A blank canvas is the usual means by which an artist begins their creations; an entire blank room therefore presents an unusual and exciting challenge. This was the case in June, when artists David Bridgeman, Kaitlyn Elphinstone and Nickola McCoy were presented with bare walls, floor and ceilings at the National Gallery, as part of the Gallery’s second residency programme and exhibition, entitled A Day in the Life II. Business Editor, Lindsey Turnbull reports.
The artists’ brief was to create an exhibition over a two-week period, under the constant gaze of the passing public and with total freedom to explore any subject matter they desired.
Kaitlyn Elphinstone, education coordinator with the National Gallery took part in A Day in the Life of II exhibition and used the opportunity to explore some fundamental theories that are key to her art.
Kaitlyn explains: “I’m interested in man’s integration with the natural environment and in particular, man’s desire to control his environment. It’s an idea I’ve been looking to develop more.”
Her artwork for this exhibition, entitled Experimental Landscapes, is more a collection that a series, a wonderfully creative and colourful visualisation of her artistic thoughts, illustrating man’s desire to define his natural landscape via photographs, thought board, needlework, collage and more. Sea pods are constrained within string, photos contained within frames, sea fans bound within needlework.
An aquatic theme runs through the entire collection, with shades of aquamarine through to cobalt blue adding a cohesion to the overall exhibition. Beginning with a large scale thought board, Kaitlyn says she put this together in an attempt to define landscapes. The board describes all sorts of collected, contained and controlled objects and images (sea fans, balloons, sketches and notes, etc) all set together on a single board to encourage the thought process and is central to her exhibition.

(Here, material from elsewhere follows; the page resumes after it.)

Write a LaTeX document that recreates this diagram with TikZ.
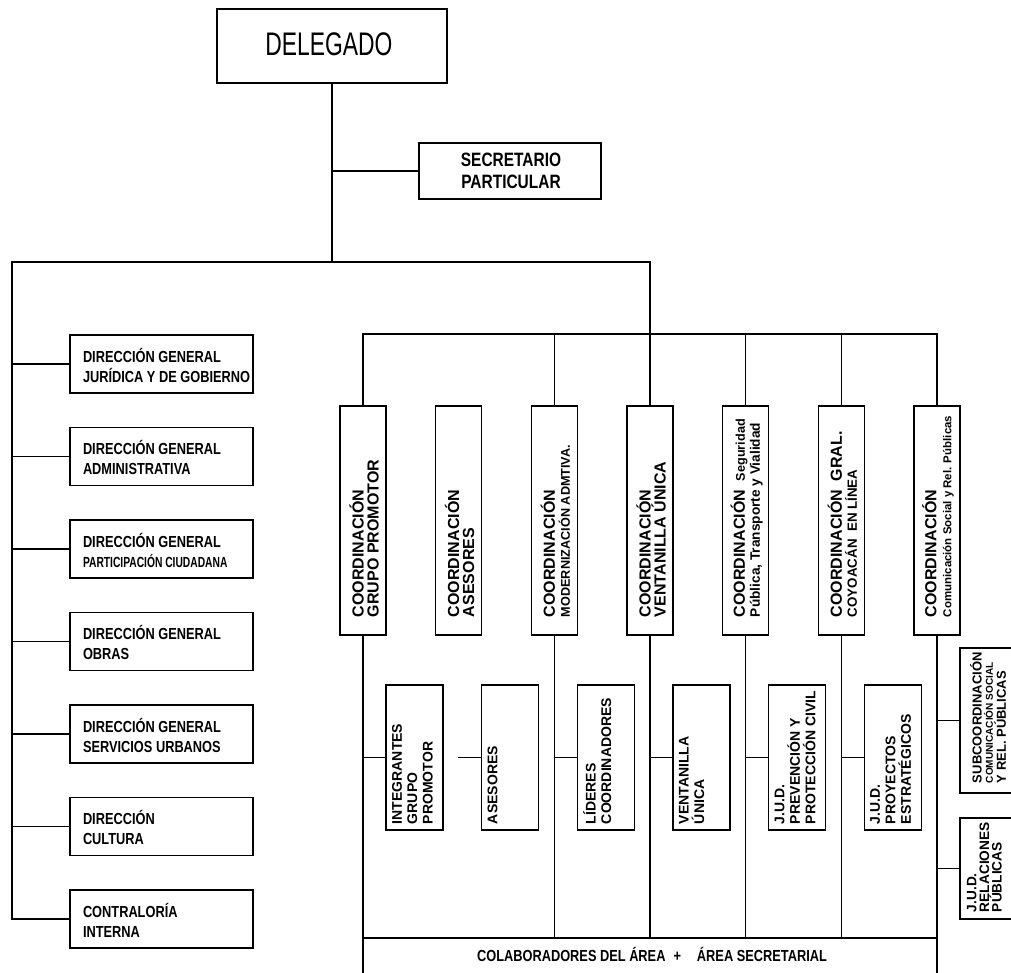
\documentclass[tikz,border=0pt]{standalone}
\usepackage{fontspec}
\setmainfont{Liberation Sans}
\newfontfamily\nar{Liberation Sans}[FakeStretch=0.8]
\newfontfamily\narr{Liberation Sans}[FakeStretch=0.7]
\usetikzlibrary{calc}
\newcommand{\fs}[2]{\fontsize{#1}{#2}\selectfont}
\begin{document}
\begin{tikzpicture}[x=0.75pt,y=-0.75pt, line width=1pt, line cap=rect,
  bx/.style={draw, inner sep=0pt, fill=white},
  sz/.style 2 args={minimum width=#1*0.75pt, minimum height=#2*0.75pt},
  lbl/.style={inner sep=0pt, align=left},
  rl/.style={rotate=90, inner sep=0pt, align=left},
  dirf/.style={font=\nar\bfseries\fs{12}{15}},
  coof/.style={font=\bfseries\fs{12}{11.25}},
  subf/.style={font=\bfseries\fs{10.5}{11.6}}]
\clip (0,0) rectangle (1011,972);
\fill[white] (0,0) rectangle (1011,972);

% ---------- boxes ----------
\node[bx, sz={230}{74}] (del) at (332,46) {};
\node[bx, sz={182}{56}] (sec) at (510,171) {};

\foreach \n/\t in {1/335,2/427.5,3/520,4/612.5,5/705,6/797.5,7/890}
  \node[bx, sz={183}{58}] (d\n) at (161.5,\t+29) {};

\foreach \n/\x in {1/363,2/458.7,3/554.3,4/650,5/745.7,6/841.3,7/937}
  \node[bx, sz={46}{229}] (c\n) at (\x,520.5) {};

\foreach \n/\x in {1/363,2/458.7,3/554.3,4/650,5/745.7,6/841.3}
  \node[bx, sz={57}{145}] (s\n) at (\x+51.5,757.5) {};

\node[bx, sz={80}{145}] (s7a) at (1000,720.5) {};
\node[bx, sz={80}{101}] (s7b) at (1000,868.5) {};

% ---------- coordinates ----------
\coordinate (busL) at (12,262);
\coordinate (busR) at (650,262);
\coordinate (cb) at (650,334);
\coordinate (ct) at (650,938);
\coordinate (bot) at (650,985);

% ---------- connectors ----------
\draw (del.south) -- (del.south |- busL);
\draw (del.south |- sec.west) -- (sec.west);
\draw (busL) -- (busR);
\draw (busL) -- (busL |- d7.west);
\foreach \n in {1,...,7} \draw (busL |- d\n.west) -- (d\n.west);
\draw (busR) -- (c4.north);
\draw (c1.north |- cb) -- (c7.north |- cb);
\foreach \c in {c1,c3,c5,c6,c7} \draw (\c.north |- cb) -- (\c.north);
\draw (c1.south) -- (c1.south |- bot);
\draw (c7.south) -- (c7.south |- bot);
\foreach \c in {c3,c4,c5,c6} \draw (\c.south) -- (\c.south |- ct);
\draw (c1.south |- ct) -- (c7.south |- ct);
\foreach \c/\s in {c1/s1,c2/s2,c3/s3,c4/s4,c5/s5,c6/s6,c7/s7a,c7/s7b}
  \draw (\c.south |- \s.west) -- (\s.west);

% ---------- labels ----------
\node[lbl, font=\narr\fs{24.5}{28}] (delt) at (329,44) {DELEGADO};
\node[lbl, align=center, font=\nar\bfseries\fs{14.5}{16.5}] (sect) at (511,171) {SECRETARIO\\PARTICULAR};

\node[lbl, dirf, anchor=west] (d1t) at ($(d1.west)+(13,1)$) {DIRECCIÓN GENERAL\\JURÍDICA Y DE GOBIERNO};
\node[lbl, dirf, anchor=west] (d2t) at ($(d2.west)+(13,1)$) {DIRECCIÓN GENERAL\\ADMINISTRATIVA};
\node[lbl, dirf, anchor=west] (d3t) at ($(d3.west)+(13,1)$) {DIRECCIÓN GENERAL\\\narr\fs{11}{15}PARTICIPACIÓN CIUDADANA};
\node[lbl, dirf, anchor=west] (d4t) at ($(d4.west)+(13,1)$) {DIRECCIÓN GENERAL\\OBRAS};
\node[lbl, dirf, anchor=west] (d5t) at ($(d5.west)+(13,1)$) {DIRECCIÓN GENERAL\\SERVICIOS URBANOS};
\node[lbl, dirf, anchor=west] (d6t) at ($(d6.west)+(13,1)$) {DIRECCIÓN\\CULTURA};
\node[lbl, dirf, anchor=west] (d7t) at ($(d7.west)+(13,1)$) {CONTRALORÍA\\INTERNA};

\node[rl, coof, anchor=west] (c1t) at ($(c1.south)+(1,-18)$) {COORDINACIÓN\\GRUPO PROMOTOR};
\node[rl, coof, anchor=west] (c2t) at ($(c2.south)+(1,-18)$) {COORDINACIÓN\\ASESORES};
\node[rl, coof, anchor=west] (c3t) at ($(c3.south)+(1,-18)$) {COORDINACIÓN\\\fs{9.5}{11.25}MODERNIZACIÓN ADMTIVA.};
\node[rl, coof, anchor=west] (c4t) at ($(c4.south)+(1,-18)$) {COORDINACIÓN\\VENTANILLA ÚNICA};
\node[rl, coof, anchor=west] (c5t) at ($(c5.south)+(1,-18)$) {COORDINACIÓN\ \ {\fs{9.5}{11.25}Seguridad}\\\fs{10.25}{11.25}Pública, Transporte y Vialidad};
\node[rl, coof, anchor=west] (c6t) at ($(c6.south)+(1,-18)$) {COORDINACIÓN\ \ GRAL.\\\fs{10}{11.25}COYOACÁN\ \ EN LÍNEA};
\node[rl, coof, anchor=west] (c7t) at ($(c7.south)+(1,-18)$) {COORDINACIÓN\\\fs{8.6}{10.5}Comunicación Social y Rel. Públicas};

\node[rl, subf, anchor=north west] (s1t) at ($(s1.south west)+(6,-6)$) {INTEGRANTES\\GRUPO\\PROMOTOR};
\node[rl, subf, anchor=north west] (s2t) at ($(s2.south west)+(6,-6)$) {ASESORES};
\node[rl, subf, anchor=north west] (s3t) at ($(s3.south west)+(6,-6)$) {LÍDERES\\COORDINADORES};
\node[rl, subf, anchor=north west] (s4t) at ($(s4.south west)+(6,-6)$) {VENTANILLA\\ÚNICA};
\node[rl, subf, anchor=north west] (s5t) at ($(s5.south west)+(6,-6)$) {J.U.D.\\PREVENCIÓN Y\\PROTECCIÓN CIVIL};
\node[rl, subf, anchor=north west] (s6t) at ($(s6.south west)+(6,-6)$) {J.U.D.\\PROYECTOS\\ESTRATÉGICOS};
\node[rl, font=\bfseries\fs{9.75}{8.5}, anchor=north west] (s7at) at ($(s7a.south west)+(10,-10)$) {SUBCOORDINACIÓN\\\fs{7.5}{8.5}COMUNICACIÓN SOCIAL\\Y REL. PÚBLICAS};
\node[rl, font=\bfseries\fs{10.25}{9.5}, anchor=north west] (s7bt) at ($(s7b.south west)+(7,-7)$) {J.U.D.\\RELACIONES\\PÚBLICAS};

\node[lbl, font=\nar\bfseries\fs{12}{14}] (colt) at (652,954) {COLABORADORES DEL ÁREA\hspace{6pt}+\hspace{12pt}ÁREA SECRETARIAL};
\end{tikzpicture}
\end{document}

Her ordered seascapes series turns the natural horizon on its side and therefore challenges the viewer to see the world from a different perspective. Photos have been digitally constructed to play with common perceptions around us.

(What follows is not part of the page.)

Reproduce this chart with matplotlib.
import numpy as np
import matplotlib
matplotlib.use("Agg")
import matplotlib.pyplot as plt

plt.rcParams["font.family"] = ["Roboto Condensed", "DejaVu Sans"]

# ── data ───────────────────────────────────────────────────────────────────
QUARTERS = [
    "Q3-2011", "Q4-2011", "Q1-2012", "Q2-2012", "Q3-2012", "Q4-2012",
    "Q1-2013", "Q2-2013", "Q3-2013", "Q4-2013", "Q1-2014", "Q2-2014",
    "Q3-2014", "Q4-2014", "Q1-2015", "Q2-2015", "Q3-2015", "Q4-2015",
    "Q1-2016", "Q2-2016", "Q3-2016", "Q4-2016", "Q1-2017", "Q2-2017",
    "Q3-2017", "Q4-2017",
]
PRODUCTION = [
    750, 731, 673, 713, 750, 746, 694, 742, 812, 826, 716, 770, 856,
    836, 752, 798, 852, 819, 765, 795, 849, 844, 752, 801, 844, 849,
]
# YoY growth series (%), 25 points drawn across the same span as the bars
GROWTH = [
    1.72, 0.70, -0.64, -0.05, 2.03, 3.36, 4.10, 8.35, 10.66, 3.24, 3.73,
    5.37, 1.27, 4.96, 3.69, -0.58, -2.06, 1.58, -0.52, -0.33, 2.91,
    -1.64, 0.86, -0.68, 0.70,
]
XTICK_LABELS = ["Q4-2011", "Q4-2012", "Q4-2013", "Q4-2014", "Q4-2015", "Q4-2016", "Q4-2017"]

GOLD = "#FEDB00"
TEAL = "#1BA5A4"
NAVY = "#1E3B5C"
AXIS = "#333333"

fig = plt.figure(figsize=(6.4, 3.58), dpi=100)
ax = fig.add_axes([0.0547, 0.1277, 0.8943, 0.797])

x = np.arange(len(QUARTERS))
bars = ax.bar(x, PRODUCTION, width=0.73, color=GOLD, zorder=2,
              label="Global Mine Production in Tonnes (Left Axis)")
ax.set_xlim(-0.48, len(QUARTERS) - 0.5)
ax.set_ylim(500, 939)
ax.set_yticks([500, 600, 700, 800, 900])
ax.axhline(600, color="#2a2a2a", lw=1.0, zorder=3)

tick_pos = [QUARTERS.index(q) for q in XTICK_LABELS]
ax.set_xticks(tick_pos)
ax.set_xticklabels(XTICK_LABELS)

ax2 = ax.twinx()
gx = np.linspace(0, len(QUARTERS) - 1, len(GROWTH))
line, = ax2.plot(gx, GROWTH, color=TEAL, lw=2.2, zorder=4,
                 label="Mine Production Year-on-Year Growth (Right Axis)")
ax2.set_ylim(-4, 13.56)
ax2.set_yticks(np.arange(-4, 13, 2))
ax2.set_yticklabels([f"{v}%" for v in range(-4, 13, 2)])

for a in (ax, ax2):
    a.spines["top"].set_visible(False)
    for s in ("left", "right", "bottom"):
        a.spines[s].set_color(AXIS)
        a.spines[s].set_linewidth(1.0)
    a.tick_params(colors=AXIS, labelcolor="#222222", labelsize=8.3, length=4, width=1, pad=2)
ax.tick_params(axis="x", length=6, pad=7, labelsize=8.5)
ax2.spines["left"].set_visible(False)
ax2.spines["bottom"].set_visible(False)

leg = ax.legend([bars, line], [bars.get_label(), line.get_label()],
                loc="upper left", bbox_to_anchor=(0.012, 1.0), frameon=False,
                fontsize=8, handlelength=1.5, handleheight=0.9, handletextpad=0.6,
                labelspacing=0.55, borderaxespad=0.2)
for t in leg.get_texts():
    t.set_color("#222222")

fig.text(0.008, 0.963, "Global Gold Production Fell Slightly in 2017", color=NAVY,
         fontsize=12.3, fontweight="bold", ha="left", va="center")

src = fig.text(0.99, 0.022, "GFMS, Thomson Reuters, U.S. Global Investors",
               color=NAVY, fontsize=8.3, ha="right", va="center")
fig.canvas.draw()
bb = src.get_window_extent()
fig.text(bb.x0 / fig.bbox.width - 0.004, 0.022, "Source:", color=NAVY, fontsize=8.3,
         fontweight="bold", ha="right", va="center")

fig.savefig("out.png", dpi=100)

“I am taking the viewer from shallow through to deep water,” she says. “Then I show the photos from a different angle to challenge the viewer to step out of their comfort zone!”
Using a low lens lomography camera (lomography emphasises casual, snapshot photography, with characteristics such as over-saturated colours, off-kilter exposure and blurring) Kaitlyn obviously had fun exploring her own chaos theory.
“Photography is our way of attempting to control the landscape,” she explains. “We crop out parts we don’t want to see and change the final product from what we originally saw.”
Continuing the theme of containment, Kaitlyn also shows via a ‘Views of care’ series, a series of bubble-wrapped trees, which she says, also symbolises man’s desire to contain and control. “Left up to the viewer, Kaitlyn says the bubble wrap may be seen as having a positive or negative impact on the trees it encompasses.
“I’ve got loads of ideas for my next exhibition,” she enthuses. “Next time I want to try and bubble-wrap the entire tree!”
Watch this space for more news on Kaitlyn’s artistic abilities.